[antlr-interest] Re: Syntactic predicates question

Mon Jan 30 14:36:50 PST 2006

Hmm, I'm really confused by the behavior then. "A12345" definitely doesn't 
match rule 'A' so (1) should fail and not consume the first character of 
the string. Shouldn't ANTLR examine at least k characters (in my case 
k=2, so it should be looking at 'A' and '1') from input stream before 
making a decision about which token matched? The generated code for 
matching 'A' in lexer is as follows:

if ((LA(1)=='A') && (true)) {
   match('A');
}

Shouldn't it be something similar to the following?

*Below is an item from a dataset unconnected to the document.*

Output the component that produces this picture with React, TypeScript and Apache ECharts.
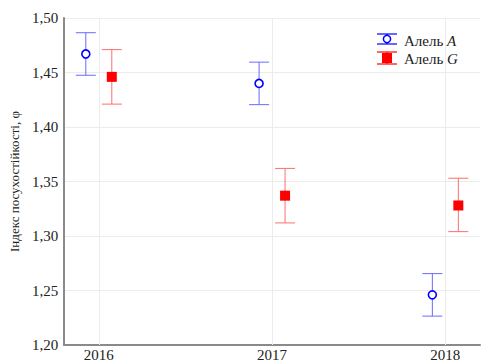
import React, { useEffect, useRef } from "react";
import * as echarts from "echarts";

// Years of observation
const years = [2016, 2017, 2018];

// Allele A: mean drought-tolerance index and its confidence bounds
const alleleAMean = [1.467, 1.44, 1.246];
const alleleALow = [1.4475, 1.4205, 1.2265];
const alleleAHigh = [1.4865, 1.4595, 1.2655];

// Allele G: mean drought-tolerance index and its confidence bounds
const alleleGMean = [1.446, 1.337, 1.328];
const alleleGLow = [1.421, 1.312, 1.304];
const alleleGHigh = [1.471, 1.362, 1.353];

// Y-axis tick range
const yMin = 1.2;
const yMax = 1.5;
const yStep = 0.05;

const SERIF = "'Liberation Serif', 'Times New Roman', serif";
const BLUE = "#0000ff";
const BLUE_BAR = "#6a6aff";
const RED = "#ff0000";
const RED_BAR = "#ff6e6e";
const SHIFT = 0.075; // horizontal dodge of the two alleles around each year

function errorBarItem(color: string) {
  return (params: any, api: any) => {
    const x = api.value(0);
    const lo = api.coord([x, api.value(1)]);
    const hi = api.coord([x, api.value(2)]);
    const hw = 10;
    const style = { stroke: color, lineWidth: 1 };
    return {
      type: "group",
      children: [
        { type: "line", shape: { x1: lo[0], y1: lo[1], x2: hi[0], y2: hi[1] }, style },
        { type: "line", shape: { x1: hi[0] - hw, y1: hi[1], x2: hi[0] + hw, y2: hi[1] }, style },
        { type: "line", shape: { x1: lo[0] - hw, y1: lo[1], x2: lo[0] + hw, y2: lo[1] }, style },
      ],
    };
  };
}

export default function App() {
  const ref = useRef<HTMLDivElement>(null);

  useEffect(() => {
    document.body.style.margin = "0";
    if (!ref.current) return;
    const chart = echarts.init(ref.current, null, { renderer: "svg" });

    const aBars = years.map((y, i) => [y - SHIFT, alleleALow[i], alleleAHigh[i]]);
    const gBars = years.map((y, i) => [y + SHIFT, alleleGLow[i], alleleGHigh[i]]);
    const aPts = years.map((y, i) => [y - SHIFT, alleleAMean[i]]);
    const gPts = years.map((y, i) => [y + SHIFT, alleleGMean[i]]);

    const legendRich = {
      n: { fontFamily: SERIF, fontSize: 15, fill: "#222" },
      i: { fontFamily: SERIF, fontSize: 15, fontStyle: "italic", fill: "#222" },
    };

    // legend drawn as small error-bar glyphs next to the labels
    const lx = 387;
    const legend = {
      type: "group",
      children: [
        { type: "line", shape: { x1: lx - 10, y1: 34, x2: lx + 10, y2: 34 }, style: { stroke: BLUE, lineWidth: 1.2 } },
        { type: "line", shape: { x1: lx, y1: 34, x2: lx, y2: 44 }, style: { stroke: BLUE, lineWidth: 1.2 } },
        { type: "line", shape: { x1: lx - 10, y1: 44, x2: lx + 10, y2: 44 }, style: { stroke: BLUE, lineWidth: 1.2 } },
        { type: "circle", shape: { cx: lx, cy: 39, r: 3.6 }, style: { fill: "#fff", stroke: BLUE, lineWidth: 1.5 } },
        { type: "line", shape: { x1: lx - 10, y1: 52, x2: lx + 10, y2: 52 }, style: { stroke: RED, lineWidth: 1.2 } },
        { type: "line", shape: { x1: lx, y1: 52, x2: lx, y2: 64 }, style: { stroke: RED, lineWidth: 1.2 } },
        { type: "line", shape: { x1: lx - 10, y1: 64, x2: lx + 10, y2: 64 }, style: { stroke: RED, lineWidth: 1.2 } },
        { type: "rect", shape: { x: lx - 5, y: 53, width: 10, height: 10 }, style: { fill: RED } },
        {
          type: "text",
          x: 404,
          y: 41,
          style: { text: "{n|Алель }{i|A}", verticalAlign: "middle", rich: legendRich },
        },
        {
          type: "text",
          x: 404,
          y: 59,
          style: { text: "{n|Алель }{i|G}", verticalAlign: "middle", rich: legendRich },
        },
      ],
    };

    chart.setOption({
      animation: false,
      backgroundColor: "#fff",
      grid: { left: 58, top: 18, bottom: 17, right: -5 },
      xAxis: {
        type: "value",
        min: 2015.8,
        max: 2018.2,
        interval: 0.2,
        axisLine: { show: true, lineStyle: { color: "#8a8a8a", width: 2 } },
        axisTick: { show: false },
        splitLine: { show: false },
        axisLabel: {
          margin: 2,
          fontFamily: SERIF,
          fontSize: 15,
          lineHeight: 15,
          color: "#222",
          formatter: (v: number) =>
            Math.abs(v - Math.round(v)) < 1e-6 ? String(Math.round(v)) : "",
        },
      },
      yAxis: {
        type: "value",
        min: yMin,
        max: yMax,
        interval: yStep,
        name: "Індекс посухостійкості, φ",
        nameLocation: "middle",
        nameGap: 43,
        nameTextStyle: { fontFamily: SERIF, fontSize: 13, color: "#222" },
        axisLine: { show: true, lineStyle: { color: "#8a8a8a", width: 2 } },
        axisTick: { show: false },
        splitLine: { show: true, lineStyle: { color: "#ececec", width: 1 } },
        axisLabel: {
          margin: 6,
          fontFamily: SERIF,
          fontSize: 15,
          color: "#222",
          formatter: (v: number) => v.toFixed(2).replace(".", ","),
        },
      },
      graphic: [legend],
      series: [
        {
          type: "custom",
          name: "A bars",
          renderItem: errorBarItem(BLUE_BAR),
          data: aBars,
          z: 3,
          markLine: {
            silent: true,
            symbol: "none",
            label: { show: false },
            lineStyle: { color: "#ececec", width: 1, type: "solid" },
            data: years.map((y) => ({ xAxis: y })),
            z: 1,
          },
        },
        {
          type: "custom",
          name: "G bars",
          renderItem: errorBarItem(RED_BAR),
          data: gBars,
          z: 3,
        },
        {
          type: "scatter",
          name: "Алель A",
          data: aPts,
          symbol: "circle",
          symbolSize: 8,
          itemStyle: { color: "#fff", borderColor: BLUE, borderWidth: 1.6, opacity: 1 },
          emphasis: { disabled: true },
          z: 5,
        },
        {
          type: "scatter",
          name: "Алель G",
          data: gPts,
          symbol: "rect",
          symbolSize: 10,
          itemStyle: { color: RED, opacity: 1 },
          emphasis: { disabled: true },
          z: 5,
        },
      ],
    });

    return () => chart.dispose();
  }, []);

  return <div ref={ref} style={{ width: 483, height: 362 }} />;
}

if ((LA(1)=='A') && (LA(2)==END_OF_TOKEN) {
   match('A');
}

I'm trying to use syntactic predicates for parsing a language with 
keywords that may be part of identifiers (e.g. keyword "Action", 
identifier "Action/*/123"). Is there a better approach than syntactic 
predicates to attack this scenario?

Thank you again for your help.

Sincerely,
Artem Dmytrenko

On Mon, 30 Jan 2006, Xue Yong Zhi wrote:

>
>
> Artem Dmytrenko wrote:
>
>> 
>> line 1:94: expecting ID, found 'A'
>> 
>> It appears that the match is stuck in the middle - e.g. ActionToken rule 
>> rejected the string but ID did not match it. Is that the expected behavior 
>> for syntactic predicates? Are there any workarounds for this problem?
>> 
>
> Your parser is thinking this way when parsing "A12345":
>
> 1. Try ActionToken, and match the first 'A'.
> 2. Try ActionToken again with the rest of the input "123456", do not match.
> 3. Then try ID, still no match.
> 4. Give you the warning.
>
> Most of the time Antlr does not follow "the longest one that matches wins" 
> rules.
>
> -- 
> Xue Yong Zhi
> http://seclib.blogspot.com
>
>